What is wrong with this approach?
My intuition says that the probability should be $ \frac{1}{2} $.
 A: The probability for each sequence of coin flips is $\frac{1}{2^{10}}$. 
There are $\binom{10}{k}$ sequences in which exactly $k$ predictions are correct (because there are $\binom{10}{k}$ ways to select the $k$ flips which are different from the psychic's guess).
Therefore you want $\sum\limits_{i=5}^{10}\binom{10}{i}/2^{10}$.
Using symmetry of the binomial coefficient this is equal to $\frac{2^{10}+\binom{10}{5}}{2}/2^{10}=\frac{1}{2}+\binom{10}{5}/2^{11}=\frac{1}{2}+\frac{252}{2048}\approx0.62$
A: The probability of guessing exactly 5 results is $\dbinom{10}{5}\dfrac 1 {2^{10}}$.  That is $\dfrac {63}{216}$.

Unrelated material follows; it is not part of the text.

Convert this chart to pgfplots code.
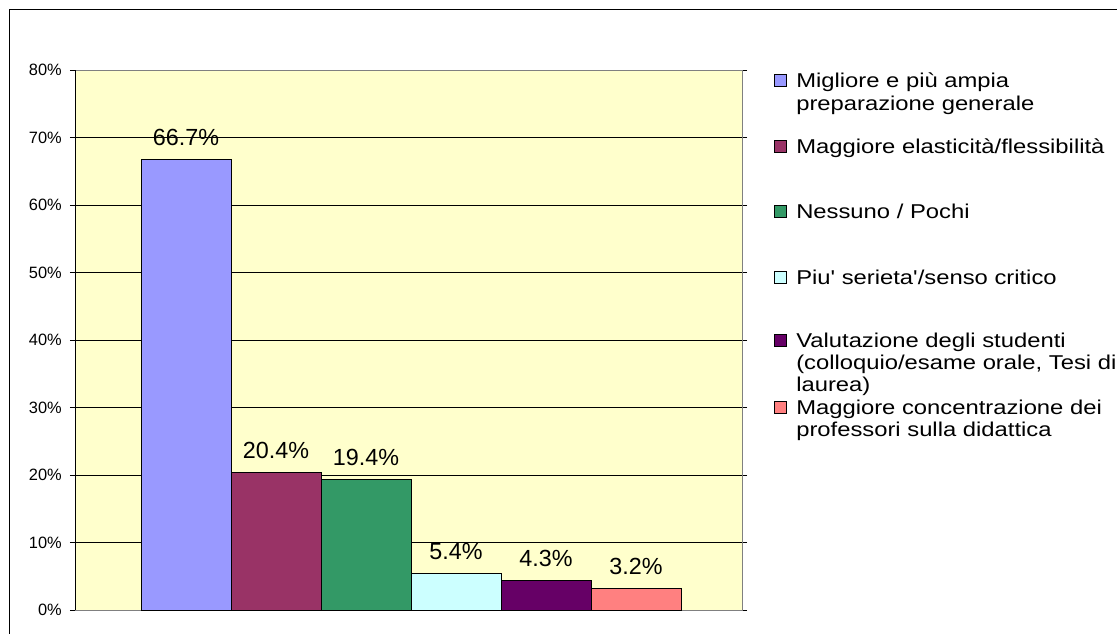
\documentclass[border=0pt]{standalone}
\usepackage{pgfplots}
\pgfplotsset{compat=1.18}
\usepackage{fontspec}
\setmainfont{Liberation Sans}
\newfontfamily\legfont{Liberation Sans}[FakeStretch=1.19]
\definecolor{c1}{HTML}{9999FF}
\definecolor{c2}{HTML}{993366}
\definecolor{c3}{HTML}{339966}
\definecolor{c4}{HTML}{CCFFFF}
\definecolor{c5}{HTML}{660066}
\definecolor{c6}{HTML}{FF8080}
\definecolor{bg}{HTML}{FFFFCC}
\definecolor{bordergray}{HTML}{808080}
\newcommand\lines[1]{\vtop{#1}}
\begin{document}
\begin{tikzpicture}
\useasboundingbox (0,0) rectangle (837.75pt,474.75pt);
\fill[white] (0,0) rectangle (837.75pt,474.75pt);
\draw[black, line width=0.75pt] (7.125pt,-5pt) -- (7.125pt,467.6pt) -- (850pt,467.6pt);
\begin{axis}[
  at={(56.25pt,17.25pt)}, anchor=south west,
  scale only axis, width=500.25pt, height=405pt,
  ybar=0pt, bar width=67.5pt,
  xmin=-1.0075, xmax=0.9925, ymin=0, ymax=80,
  xtick=\empty,
  ytick={0,10,20,30,40,50,60,70,80},
  yticklabels={0\%,10\%,20\%,30\%,40\%,50\%,60\%,70\%,80\%},
  ymajorgrids, grid style={black, line width=0.75pt},
  axis line style={draw=bordergray, line width=0.75pt},
  axis background/.style={fill=bg},
  tick align=outside, major tick length=3.75pt,
  ytick style={black, line width=0.75pt},
  yticklabel style={font=\fontsize{12.3}{14}\selectfont, inner sep=0pt, anchor=east, xshift=-6pt},
  nodes near coords, point meta=explicit symbolic,
  every node near coord/.append style={font=\fontsize{17.5}{20}\selectfont, anchor=base, yshift=10.5pt, inner sep=0pt},
  every axis plot/.append style={draw=black, line width=0.75pt},
]
\addplot[fill=c1] coordinates {(0,66.7) [66.7\%]};
\addplot[fill=c2] coordinates {(0,20.4) [20.4\%]};
\addplot[fill=c3] coordinates {(0,19.4) [19.4\%]};
\addplot[fill=c4] coordinates {(0,5.4) [5.4\%]};
\addplot[fill=c5] coordinates {(0,4.3) [4.3\%]};
\addplot[fill=c6] coordinates {(0,3.2) [3.2\%]};
\end{axis}
\draw[black, line width=0.75pt] (56.25pt,17.25pt) -- (56.25pt,422.25pt);
\begin{scope}[x=0.75pt, y=-0.75pt, yshift=474.75pt,
  lg/.style={anchor=base west, inner sep=0pt, font=\legfont\fontsize{15}{16.8}\selectfont}]
\filldraw[fill=c1, draw=black, line width=0.75pt] (774,75) rectangle (786,87);
\node[lg] at (796,88) {\lines{\hbox{Migliore e più ampia}\hbox{preparazione generale}}};
\filldraw[fill=c2, draw=black, line width=0.75pt] (774,141) rectangle (786,153);
\node[lg] at (796,154) {Maggiore elasticità/flessibilità};
\filldraw[fill=c3, draw=black, line width=0.75pt] (774,206) rectangle (786,218);
\node[lg] at (796,219) {Nessuno / Pochi};
\filldraw[fill=c4, draw=black, line width=0.75pt] (774,271) rectangle (786,283);
\node[lg] at (796,284) {Piu' serieta'/senso critico};
\filldraw[fill=c5, draw=black, line width=0.75pt] (774,334) rectangle (786,346);
\node[lg] at (796,347) {\lines{\hbox{Valutazione degli studenti}\hbox{(colloquio/esame orale, Tesi di}\hbox{laurea)}}};
\filldraw[fill=c6, draw=black, line width=0.75pt] (774,401) rectangle (786,413);
\node[lg] at (796,414) {\lines{\hbox{Maggiore concentrazione dei}\hbox{professori sulla didattica}}};
\end{scope}
\end{tikzpicture}
\end{document}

The probability of guessing more than 5 results is $\dfrac{193}{512}$ and of guessing less than 5 results is $\dfrac{193}{512}$
Thus the probability of the 'psychic' guessing at least 5 of 10 coins is $\dfrac{319}{512}$.  
That is the confidence trick.   By including the not too unlikely possibility of "exactly 5", the 'psychic' gains an advantage over your intuition's estimate of $\tfrac 12$.